Le tecniche di Freinet sarebbero oggi ancora più semplici da realizzare e con gli strumenti informatici a disposizione ancora maggiori le possibilità. D’altronde il francese già alla metà degli anni Sessanta diceva che “non sono nel 1965 ciò che erano nel 1940, perché nuovi strumenti e nuove tecniche sono venute ad arricchire e facilitare il nostro lavoro. Non saranno nel 1970 quello che sono oggi, almeno se saremo in grado di perseguire, insieme, gli indispensabili progressi tecnici. La scuola moderna non è una cappella, né un club più o meno chiuso, ma un cantiere da cui uscirà ciò che tutti insieme riusciremo a costruirvi”[3]. Iniziare a scrivere un giornalino, nella propria classe, che parli della realtà più vicina ai bambini, è il primo passo per interessarsi a quello che succede più lontano, altrove, ad altri bambini, ad adulti diversi dai propri genitori.
Come avrebbe più avanti suggerito lo stesso Rodari nella Grammatica della fantasia, ai bambini bisogna iniziare a proporre “un viaggio intorno a casa mia”, cominciare da lì, insegnando a considerare importanti anche fatti apparentemente insignificanti, dettagli, suoni, forme, che sono la sostanza di una giornata di un bambino e che possono costituire gli elementi di un racconto funzionale a creare l’abitudine ad analizzare la realtà.
I bambini sono esigenti ascoltatori di storie, ma possono e devono diventare anche esperti narratori, più la scuola fornirà occasioni per praticare forme diverse di narrazione, più costruirà le condizioni perché essi siano anche dei curiosi lettori delle storie altrui. Ne era convinto anche Mario Lodi, che in una delle sue ultime interviste dichiarava: “Una buona scuola cosa dovrebbe fare? Sviluppare l’uso della parola portandola al livello di espressione artistica, cioè come poesia, come fiaba, come teatro”.
Far di conto, quindi, scrivere e leggere, sì, ma a partire da noi stessi, da quello che siamo. Perché solo partendo da quello che siamo si possa iniziare un viaggio, un’esplorazione che ci porti veramente lontano. (giovanni castagno)
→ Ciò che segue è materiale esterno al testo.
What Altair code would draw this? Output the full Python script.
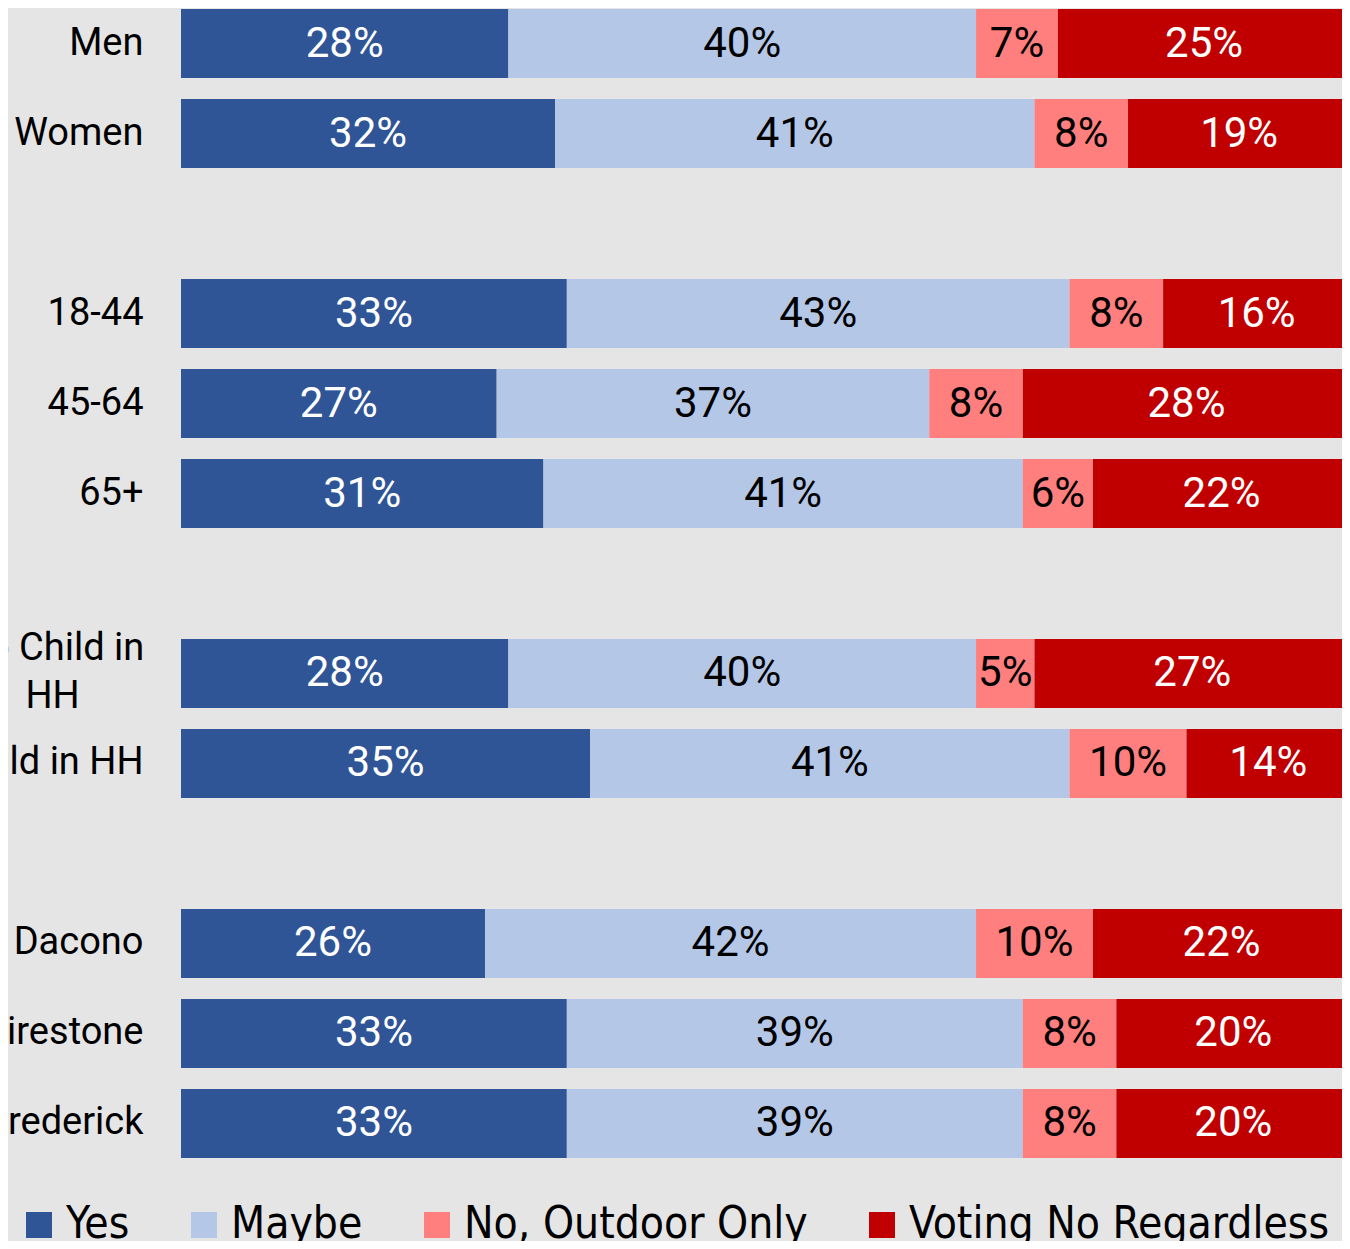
import altair as alt
import pandas as pd

categories = ["Men", "Women", "18-44", "45-64", "65+", "No Child in HH", "Child in HH",
              "Dacono", "Firestone", "Frederick"]
yes = [28, 32, 33, 27, 31, 28, 35, 26, 33, 33]
maybe = [40, 41, 43, 37, 41, 40, 41, 42, 39, 39]
no_outdoor = [7, 8, 8, 8, 6, 5, 10, 10, 8, 8]
voting_no = [25, 19, 16, 28, 22, 27, 14, 22, 20, 20]

series = ["Yes", "Maybe", "No, Outdoor Only", "Voting No Regardless"]
colors = ["#2F5597", "#B4C7E7", "#FF7F7F", "#C00000"]
text_colors = ["white", "black", "black", "white"]

row_order = ["Men", "Women", " ", "18-44", "45-64", "65+", "  ", "No Child in HH",
             "Child in HH", "   ", "Dacono", "Firestone", "Frederick"]

rows = []
for i, c in enumerate(categories):
    for j, (s, vals) in enumerate(zip(series, [yes, maybe, no_outdoor, voting_no])):
        rows.append({"cat": c, "series": s, "order": j, "pct": vals[i],
                     "label": f"{vals[i]}%", "tcolor": text_colors[j]})
df = pd.DataFrame(rows)

base = alt.Chart(df).transform_stack(
    stack="pct", groupby=["cat"], sort=[alt.SortField("order")], as_=["x0", "x1"]
).transform_calculate(mid="(datum.x0 + datum.x1) / 2")

multi = "datum.value == 'No Child in HH'"
y_enc = alt.Y(
    "cat:N",
    sort=row_order,
    scale=alt.Scale(domain=row_order, paddingInner=0.233, paddingOuter=0.011),
    axis=alt.Axis(
        title=None, domain=False, ticks=False, tickSize=0,
        labelFont="Roboto", labelFontSize=38, labelColor="black",
        labelLimit=1000, labelLineHeight=48,
        labelExpr=multi + " ? ['No Child in', 'HH'] : datum.label",
        labelAlign={"condition": {"test": multi, "value": "center"}, "value": "right"},
        labelPadding={"condition": {"test": multi, "value": 129}, "value": 38},
        labelOffset={"condition": {"test": multi, "value": -24}, "value": 0},
    ),
)

# view covers 0..99.3 so that 100% falls at the window's right edge
x_scale = alt.Scale(domain=[0, 99.3], nice=False, zero=True)

bars = base.mark_bar(strokeWidth=0, clip=True).encode(
    y=y_enc,
    x=alt.X("x0:Q", scale=x_scale, axis=None),
    x2="x1:Q",
    color=alt.Color(
        "series:N",
        scale=alt.Scale(domain=series, range=colors),
        legend=alt.Legend(
            title=None, orient="none", legendX=-164, legendY=1195,
            direction="horizontal", symbolType="square", symbolSize=676,
            symbolStrokeWidth=0, labelFont="DejaVu Sans Condensed, Roboto",
            labelFontSize=44, labelOffset=5, columnPadding=52,
            labelLimit=1000, labelColor="black",
        ),
    ),
    order=alt.Order("order:Q"),
)

texts = base.mark_text(font="Roboto", fontSize=42, baseline="middle", align="center").encode(
    y=alt.Y("cat:N", sort=row_order),
    x=alt.X("mid:Q", scale=x_scale, axis=None),
    text="label:N",
    color=alt.Color("tcolor:N", scale=None, legend=None),
)

chart = alt.layer(bars, texts).properties(
    width=1161, height=1151,
    autosize=alt.AutoSizeParams(type="none"),
    padding={"left": 173, "top": 0, "right": 0, "bottom": 82},
    background="#e5e5e5",
).configure_view(stroke=None)

chart.save("out.html", embed_options={"renderer": "svg", "actions": False})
[1] Freinet C., Les correspondances interscolaires, Ed. École Moderne, Cannes, 1947, p. 2.
[2] Bini G., La pedagogia attivistica in Italia, Editori Riuniti, Roma, 1971, p. 146.
[3] Freinet C., Le mie tecniche, La Nuova Italia, Firenze, 1969, pp. 34-35.
* In data 28 novembre 2019, Napoli Monitor pubblicava l’articolo dal titolo La nostalgia della vecchia scuola e l’attivismo pedagogico dimenticato a corredo del quale esponeva un disegno, per errore alterato nei colori originari e senza il nome dell’autrice. Preghiamo Giulia D’Anna Lupo, autrice del disegno, di accettare le nostre scuse sincere.